そして各グループ1位と、グループ2位のうち上位4チームの計16チームによる決勝トーナメントは、実力の均衡したハイレベルな試合が繰り広げられた。予選リーグでは大差のつく試合が多く見られたが、決勝トーナメントでは最後まで気の抜けない拮抗した試合が続出。決勝トーナメント1回戦では2試合がPK戦にもつれ込み、浦安フットボールクラブ(岡山県)とアヴァンサールフットボールクラブ(岡山県)は、PKキッカー14人目で決着する壮絶な戦い(1−1、PK戦12−11で浦安フットボールクラブの勝利)となった。準々決勝でも実力伯仲の熱戦が続き、4試合中3試合がPK戦で決着。総社北サッカークラブや浦安フットボールクラブらが姿を消す中、HIRO FC(岡山県)、C.R.Fジュニア、八雲スポーツ少年団サッカー部、宇野フットボールクラブ U−12(岡山県)の4チームが準決勝に駒を進めた。
準決勝のHIRO FCとC.R.Fジュニアの一戦は、試合開始から攻守が目まぐるしく入れ替わる激しい戦いとなったが、先制は強烈なシュートを叩き込んだHIRO FC。
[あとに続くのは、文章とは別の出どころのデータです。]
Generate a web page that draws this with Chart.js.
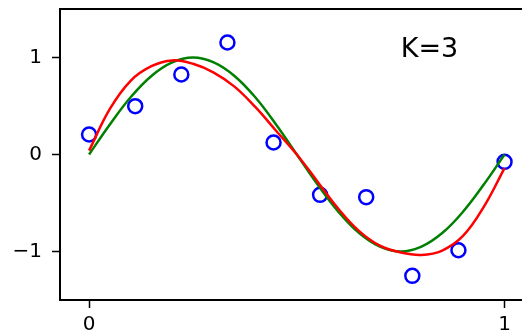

後半にC.R.Fジュニアの猛反撃を受けて一度は同点に追いつかれたものの、最後は個人技の能力に優れるHIRO FCが勝ち越しゴールを奪い、勝利を収めた。もう一方の八雲スポーツ少年団サッカー部対宇野フットボールクラブ U−12は、両チーム準々決勝に続いてのPK戦となり、昨年度王者の八雲スポーツ少年団サッカー部がPK戦2-1のスコアで決勝進出を決めた。
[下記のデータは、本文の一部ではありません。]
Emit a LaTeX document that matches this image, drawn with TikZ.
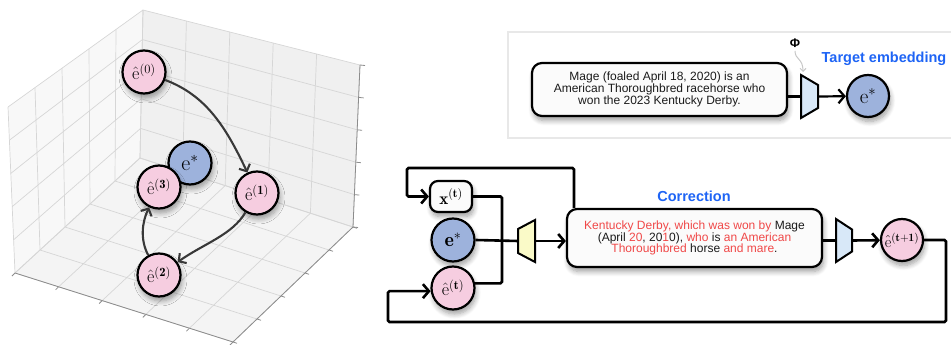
\RequirePackage{fix-cm}
\documentclass[tikz,border=0pt]{standalone}
\usepackage{amsmath}
\usepackage{fontspec}
\newfontfamily\sansf{Liberation Sans}
\usetikzlibrary{arrows.meta,calc,shadows.blur}
\definecolor{pinkc}{HTML}{F6CDE0}
\definecolor{bluec}{HTML}{9DB2DC}
\definecolor{encblue}{HTML}{D8E8F8}
\definecolor{decyel}{HTML}{FAFAC8}
\definecolor{redt}{HTML}{F04848}
\definecolor{bluet}{HTML}{1E64F5}
\definecolor{txt}{HTML}{1A1A1A}
\definecolor{arrg}{HTML}{383838}
\definecolor{gridc}{HTML}{D6D6D6}
\definecolor{paneL}{HTML}{F8F8F8}
\definecolor{paneR}{HTML}{F0F0F0}
\definecolor{paneB}{HTML}{F4F4F4}
\definecolor{axisc}{HTML}{8C8C8C}
\definecolor{framec}{HTML}{E8E8E8}
\tikzset{
 shad/.style={blur shadow={shadow xshift=1.5pt, shadow yshift=-4.5pt, shadow blur radius=5pt, shadow blur steps=8, shadow opacity=38}},
 emb/.style={circle, draw=black, line width=2.2pt, minimum size=43pt, inner sep=0pt, shad},
 pk/.style={emb, fill=pinkc},
 bl/.style={emb, fill=bluec},
 arr3d/.style={draw=arrg, line width=2.1pt, -{Straight Barb[length=5.5pt,width=12pt]}},
 wire/.style={draw=black, line width=2.6pt, rounded corners=1.5pt},
 warr/.style={wire, -{Straight Barb[length=6pt,width=14pt]}},
 txtbox/.style={draw=black, line width=2.2pt, rounded corners=10pt, fill=white!97!gray, shad, font=\sansf\fontsize{12}{11.8}\selectfont, align=center, text=txt, inner sep=0pt},
 slot/.style={inner sep=0pt, outer sep=0pt},
 trap/.style={draw=black, line width=2pt, line join=miter},
 gridl/.style={draw=gridc, line width=0.7pt},
 axl/.style={draw=axisc, line width=0.8pt},
 ttl/.style={font=\sansf\bfseries\fontsize{14.5}{14.5}\selectfont, text=bluet},
}
\begin{document}
\begin{tikzpicture}[x=1pt,y=-1pt]
\useasboundingbox (0,0) rectangle (951,345);
% ---------- 3D axes ----------
\coordinate (L0) at (15,273);
\coordinate (L1) at (8,107);
\coordinate (B0) at (140,158);
\coordinate (B1) at (143,10);
\coordinate (R0) at (353,227);
\coordinate (R1) at (360,65);
\coordinate (F) at (233,342);
\fill[paneL] (L0) -- (B0) -- (B1) -- (L1) -- cycle;
\fill[paneR] (B0) -- (R0) -- (R1) -- (B1) -- cycle;
\fill[paneB] (B0) -- (R0) -- (F) -- (L0) -- cycle;
\foreach \t in {0,0.2,0.4,0.6,0.8,1}{
  \draw[gridl] ($(L0)!\t!(B0)$) -- ($(L1)!\t!(B1)$);
  \draw[gridl] ($(L0)!\t!(L1)$) -- ($(B0)!\t!(B1)$);
  \draw[gridl] ($(B0)!\t!(R0)$) -- ($(B1)!\t!(R1)$);
  \draw[gridl] ($(B0)!\t!(B1)$) -- ($(R0)!\t!(R1)$);
  \draw[gridl] ($(B0)!\t!(L0)$) -- ($(R0)!\t!(F)$);
  \draw[gridl] ($(B0)!\t!(R0)$) -- ($(L0)!\t!(F)$);
  \draw[axl] ($(R0)!\t!(R1)$) -- ++(5,0.5);
  \draw[axl] ($(L0)!\t!(F)$) -- ++(-3,3);
  \draw[axl] ($(F)!\t!(R0)$) -- ++(4,1.3);
}
\draw[axl] (L0) -- (F) -- (R0) -- (R1);
% ---------- trajectory ----------
\begin{scope}[font=\fontsize{18}{18}\selectfont]
\node[pk] (n0) at (144,72) {$\hat{\mathrm{e}}^{(0)}$};
\node[bl, font=\fontsize{22}{22}\selectfont] (es1) at (190,163) {$\mathrm{e}^{*}$};
\node[pk] (n3) at (159,187) {$\hat{\mathrm{e}}^{(\mathbf{3})}$};
\node[pk] (n1) at (257,193) {$\hat{\mathrm{e}}^{(\mathbf{1})}$};
\node[pk] (n2) at (159,275) {$\hat{\mathrm{e}}^{(\mathbf{2})}$};
\end{scope}
\draw[arr3d] (n0) .. controls (205,95) and (225,125) .. (n1);
\draw[arr3d] (n1) .. controls (232,235) and (205,243) .. (n2);
\draw[arr3d] (n2) .. controls (140,240) and (142,222) .. (n3);
% ---------- target embedding panel ----------
\draw[draw=framec, line width=2pt] (508,32) rectangle (956,138);
\node[txtbox, minimum width=255pt, minimum height=53pt] (box1) at (659.5,89.5)
  {Mage (foaled April 18, 2020) is an\\American Thoroughbred racehorse who\\won the 2023 Kentucky Derby.};
\node[slot, minimum width=17pt, minimum height=43pt] (enc1) at (809.5,96.5) {};
\draw[trap, fill=encblue] (enc1.north west) -- (enc1.south west) -- ($(enc1.south east)+(0,-10)$) -- ($(enc1.north east)+(0,10)$) -- cycle;
\node[bl, minimum size=42pt, font=\fontsize{21}{21}\selectfont] (es2) at (868,96) {$\mathrm{e}^{*}$};
\draw[wire, line width=2.2pt] (box1.east |- enc1.west) -- (enc1.west);
\draw[warr, line width=2.2pt] (enc1.east) -- (es2);
\node[font=\sansf\bfseries\fontsize{12.5}{12.5}\selectfont] (phi) at (795,43) {Φ};
\coordinate (phiend) at (803,72);
\draw[draw=black!22, line width=1pt, -{Straight Barb[length=3pt,width=6pt]}] (phi.south) .. controls (795,60) and (803,58) .. (phiend);
\node[ttl] (tgt) at (884,59) {Target embedding};
% ---------- correction loop ----------
\node[draw=black, line width=2.2pt, rounded corners=8pt, fill=white!97!gray, shad, minimum width=42pt, minimum height=31pt, inner sep=0pt, font=\fontsize{17}{17}\selectfont] (xt) at (451,196.5) {$\mathbf{x}^{(\mathbf{t})}$};
\node[bl, font=\fontsize{20}{20}\selectfont] (es3) at (453,240) {$\mathbf{e}^{*}$};
\node[pk, font=\fontsize{18}{18}\selectfont] (et) at (453,288) {$\hat{\mathrm{e}}^{(\mathbf{t})}$};
\node[slot, minimum width=17pt, minimum height=42pt] (dec) at (526.5,241) {};
\draw[trap, fill=decyel] ($(dec.north west)+(0,9)$) -- ($(dec.south west)+(0,-9)$) -- (dec.south east) -- (dec.north east) -- cycle;
\node[txtbox, minimum width=255pt, minimum height=58pt] (corr) at (694.5,238)
  {{\color{redt}Kentucky Derby, which was won by} Mage\\
   (April {\color{redt}20}, 20{\color{redt}1}0), {\color{redt}who} is {\color{redt}an American}\\
   {\color{redt}Thoroughbred} horse {\color{redt}and mare}.};
\node[ttl] (corrlbl) at (694,196) {Correction};
\node[slot, minimum width=16pt, minimum height=43pt] (enc2) at (844,240.5) {};
\draw[trap, fill=encblue] (enc2.north west) -- (enc2.south west) -- ($(enc2.south east)+(0,-10.5)$) -- ($(enc2.north east)+(0,10.5)$) -- cycle;
\node[pk, minimum size=42pt, font=\fontsize{16}{16}\selectfont] (etp) at (902,240) {$\hat{\mathrm{e}}^{(\mathbf{t+1})}$};
\coordinate (bus) at (502,240);
\coordinate (c1) at (574,168);
\coordinate (lt) at (407,168);
\coordinate (rb) at (946,322);
\coordinate (lb) at (388,322);
\draw[wire] (xt.east) -| (bus);
\draw[wire] (et.12) -| (bus);
\draw[wire] (es3.east) -- (dec.west);
\draw[warr] (dec.east) -- (dec.east -| corr.west);
\draw[warr] (c1 |- corr.north) |- (lt) |- (xt.west);
\draw[wire] (corr.east |- enc2.west) -- (enc2.west);
\draw[warr] (enc2.east) -- (etp);
\draw[warr] (etp.east) -| (rb) -- (lb) |- (et.188);
\end{tikzpicture}
\end{document}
中国大会連覇を狙う八雲スポーツ少年団サッカー部と、JFAフットボールフューチャープログラムに岡山県代表選手として参加したメンバーを中心に据えるHIRO FC。ともに個人能力に優れる両者の試合は、意外な展開となった。開始早々にHIRO FCの山本凛君が左足を豪快に振り抜いて先制すると、序盤から主導権をHIRO FCが握っていく。対する八雲スポーツ少年団サッカー部もカウンターから得点を狙うものの、追撃弾を奪えないまま試合は後半へと突入した。ハーフタイムに、HIRO FCの主軸を担う岡部壮眞君が「最後までやり切るぞ!」とチームメートを鼓舞すると、ここまで7名で6戦目を戦い切ったHIRO FCのメンバーは、疲れも見せずに元気よく後半のピッチに飛び出した。後半もHIRO FCが個人能力の高さを武器にペースを握ると、キャプテンの上本銀太君、岡部君が立て続けに得点を奪う。さらに試合終了間際に上本君がダメ押し弾を叩き込み、4-0と勝負を決めた。
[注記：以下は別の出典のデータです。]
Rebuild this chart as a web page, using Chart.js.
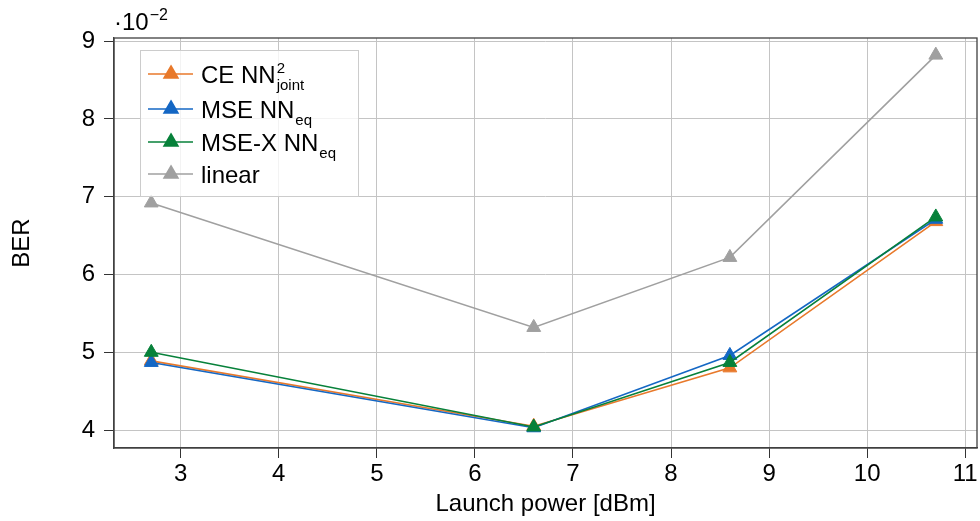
<!DOCTYPE html>
<html>
<head>
<meta charset="utf-8">
<script src="https://cdn.jsdelivr.net/npm/chart.js@4.4.0/dist/chart.umd.min.js"></script>
<style>
body { margin: 0; background: #fff; }
</style>
</head>
<body>
<canvas id="berChart" width="980" height="521"></canvas>
<script>
// ---------- data (BER given in units of 1e-2) ----------
const launchPower = [2.7, 6.6, 8.6, 10.7];
const berCE = [4.89, 4.05, 4.80, 6.68];
const berMSE = [4.87, 4.03, 4.96, 6.71];
const berMSEX = [5.00, 4.04, 4.87, 6.74];
const berLinear = [6.92, 5.32, 6.22, 8.82];
const xTicks = [3, 4, 5, 6, 7, 8, 9, 10, 11];
const yTicks = [4, 5, 6, 7, 8, 9];
// legend label: [main text, superscript, subscript]
const seriesNames = [
    ['CE NN', '2', 'joint'],
    ['MSE NN', '', 'eq'],
    ['MSE-X NN', '', 'eq'],
    ['linear', '', '']
];
const seriesColors = ['#e8792b', '#1467c4', '#07813a', '#a0a0a0'];

const fontFamily = "'Liberation Sans', Arial, Helvetica, sans-serif";

function toPoints(values) {
    return values.map((v, i) => ({ x: launchPower[i], y: v }));
}

function makeDataset(values, idx, order) {
    return {
        label: seriesNames[idx][0],
        data: toPoints(values),
        borderColor: seriesColors[idx],
        backgroundColor: seriesColors[idx],
        pointBackgroundColor: seriesColors[idx],
        pointBorderColor: seriesColors[idx],
        borderWidth: 1.6,
        pointStyle: 'triangle',
        pointRadius: 8,
        pointBorderWidth: 1,
        tension: 0,
        order: order
    };
}

// frame, legend with sub/superscripts and the 10^-2 multiplier
const decorations = {
    id: 'decorations',
    afterDatasetsDraw(chart) {
        const ctx = chart.ctx;
        const area = chart.chartArea;
        ctx.save();

        // box around plot
        ctx.strokeStyle = '#404040';
        ctx.lineWidth = 1.3;
        ctx.strokeRect(area.left, area.top, area.right - area.left, area.bottom - area.top);

        // multiplier
        ctx.fillStyle = '#000';
        ctx.textBaseline = 'alphabetic';
        ctx.textAlign = 'left';
        ctx.font = '24px ' + fontFamily;
        ctx.fillText('\u00b710', 114, 30);
        const w10 = ctx.measureText('\u00b710').width;
        ctx.font = '16px ' + fontFamily;
        ctx.fillText('\u22122', 114 + w10 + 1, 20);

        // legend
        const bx = 140, by = 50, bw = 218, bh = 146;
        ctx.fillStyle = 'rgba(255,255,255,0.8)';
        ctx.fillRect(bx, by, bw, bh);
        ctx.strokeStyle = '#cccccc';
        ctx.lineWidth = 1;
        ctx.strokeRect(bx + 0.5, by + 0.5, bw, bh);

        const rowY = [74, 109, 142, 174];
        chart.data.datasets.forEach((ds, i) => {
            const y = rowY[i];
            ctx.strokeStyle = ds.borderColor;
            ctx.lineWidth = ds.borderWidth;
            ctx.beginPath();
            ctx.moveTo(148, y);
            ctx.lineTo(193, y);
            ctx.stroke();
            ctx.fillStyle = ds.pointBackgroundColor;
            Chart.helpers.drawPoint(ctx, {
                pointStyle: 'triangle',
                radius: ds.pointRadius,
                borderWidth: ds.pointBorderWidth,
                rotation: 0
            }, 171, y);

            const parts = seriesNames[i];
            const base = y + 9;
            ctx.fillStyle = '#000';
            ctx.font = '24px ' + fontFamily;
            ctx.fillText(parts[0], 201, base);
            const tx = 201 + ctx.measureText(parts[0]).width + 1;
            ctx.font = '15px ' + fontFamily;
            if (parts[1]) ctx.fillText(parts[1], tx, base - 10);
            if (parts[2]) ctx.fillText(parts[2], tx, base + 7);
        });
        ctx.restore();
    }
};

const ctx = document.getElementById('berChart').getContext('2d');
const berChart = new Chart(ctx, {
    type: 'line',
    data: {
        datasets: [
            makeDataset(berCE, 0, 4),
            makeDataset(berMSE, 1, 3),
            makeDataset(berMSEX, 2, 2),
            makeDataset(berLinear, 3, 1)
        ]
    },
    options: {
        responsive: false,
        animation: false,
        devicePixelRatio: 1,
        layout: { autoPadding: false, padding: { top: 38, right: 3, left: 0, bottom: 0 } },
        plugins: {
            legend: { display: false },
            tooltip: { enabled: false }
        },
        scales: {
            x: {
                type: 'linear',
                min: 2.32,
                max: 11.12,
                afterBuildTicks: (s) => { s.ticks = xTicks.map(v => ({ value: v })); },
                afterFit: (s) => { s.height = 73; s.paddingRight = 0; },
                ticks: { font: { family: fontFamily, size: 24 }, color: '#000', padding: 2, maxRotation: 0 },
                grid: { color: '#c4c4c4', lineWidth: 1, tickColor: '#333', tickLength: 10 },
                border: { color: '#404040', width: 1.3 },
                title: {
                    display: true,
                    text: 'Launch power [dBm]',
                    font: { family: fontFamily, size: 24 },
                    color: '#000',
                    padding: { top: 0, bottom: 2 }
                }
            },
            y: {
                min: 3.77,
                max: 9.04,
                afterBuildTicks: (s) => { s.ticks = yTicks.map(v => ({ value: v })); },
                afterFit: (s) => { s.width = 114; },
                ticks: { font: { family: fontFamily, size: 24 }, color: '#000', padding: 9 },
                grid: { color: '#c4c4c4', lineWidth: 1, tickColor: '#333', tickLength: 10 },
                border: { color: '#404040', width: 1.3 },
                title: {
                    display: true,
                    text: 'BER',
                    font: { family: fontFamily, size: 24 },
                    color: '#000',
                    padding: { top: 8, bottom: 0 }
                }
            }
        }
    },
    plugins: [decorations]
});
</script>
</body>
</html>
予選から選手個々人の能力の高さで異彩を放っていたHIRO FCだったが、素早い攻守の切り替えに加えて、気持ちを全面に出して戦うことを、コーチ陣が選手全員に意識させていたことが優勝の大きな要因となった。昨年度も同大会に挑んだHIRO FCは、フットボールクラブ斐川との決勝トーナメント1回戦でPK戦の末に敗れていた。奇しくも今大会でも決勝トーナメント1回戦で同クラブと激突し、昨年度同様にPK戦までもつれ込んだ。キャプテン上本君の父親であり、チームの監督を務める上本広信監督は大会終了後、「昨年と全く同じ状況でした。前回大会では自分の息子がPKを外して、(フットボールクラブ)斐川相手に決勝トーナメント1回戦で敗退しました。今年も決勝トーナメント1回戦で(フットボールクラブ)斐川相手にPK戦。またも息子がPKを外したんです。ただ、今年はそんな状況下で他のチームメートが盛り上げてくれた。そこでチームに勢いというか、最後までやり切ろうという意思ができあがった。その後は気持ちを前面に出して戦えたことで、優勝を達成できたと思います」と勝負に挑む気持ちを確立できたことが、優勝の要因と振り返った。「チームのみんなが頑張ってくれたから優勝ができた」と喜びを語ったのは決勝戦で2得点を奪った上本君。チームメートから「最も頼りになる存在」と厚い信頼を置かれるキャプテンは、「決勝大会でも、もちろん優勝を目指します」と力強く語った。
HIRO FCは、9月23日に愛媛県今治市の桜井海浜ふれあい広場サッカー場で開催される決勝大会に進出する。彼らは今大会で披露した高い技術力と強い精神力を武器に、中国勢初の全国制覇を目指す。